PROPHETSTOWN — Workers have begun clearing the site of a July 15 fire that destroyed several downtown buildings.
The first steps of the task, taken Thursday. were small — a few men sorting reusable brick and recyclable metal from burned wood and garbage at the back of the damaged block. Around them, the ruins were still a weighty jumble of charred wood, tumbled stone, and wrecked belongings.
Across the alley, signs of the fire's strength could still be seen in the heat-scarred trees whose needles had turned bright orange; a building with melted vinyl siding; and a melted streetlight atop a badly burned utility pole. Some of these were 20 to 40 feet away from the buildings that burned.

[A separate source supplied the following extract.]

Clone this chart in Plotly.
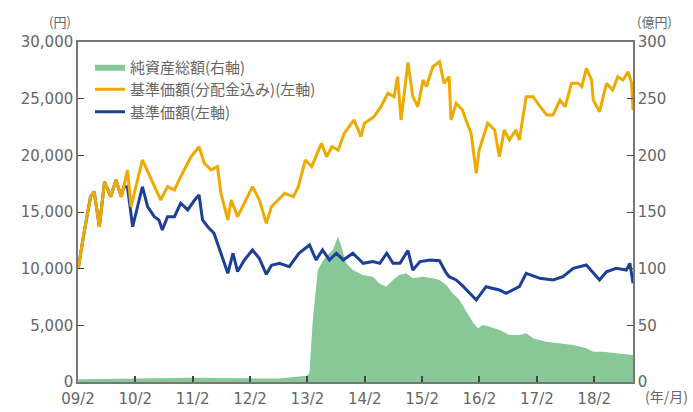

The work is being done by Fischer Excavating Inc., of Freeport, which won the contract with a low bid of $207,000.
The fire destroyed or heavily damaged eight joined buildings. Shortly after the fire, police arrested two brothers, 12 and 16, on felony counts of residential arson, arson and criminal damage to property. The cases against them are pending.
Prophetstown Mayor Steve Swanson said Thursday that portions of the damaged buildings that are still upright would be demolished, the whole site would be cleared of rubble, and the basements would be filled. The work is expected to take several weeks.
The city is hoping to rebuild, with any new structures designed to fit the look of the rest of downtown, Mayor Swanson said.
"At least the facade, so it at least blends in," he said.
The city has worked out a deal with seven of the eight building owners in which they will help pay Fischer for the work, with them and their insurance money covering about 70 percent of the cost and Prophetstown handling the rest, Mayor Swanson said. There have also been donations to help with the cost.
The eighth owner has elected to handle the cleanup independently, he said.
This is an improvement for the city from a few weeks ago. In late August, Mayor Swanson estimated that as much as half of the price of the cleanup would be taken on by the city.
"It's looking a lot better now," he said.
Of the eight owners, several have expressed interest in staying, but others are likely to leave, the mayor said.
Part of the deal includes Prophetstown buying lots on the site to be better able to create incentives to entice new businesses to replace any that decide to leave, he said.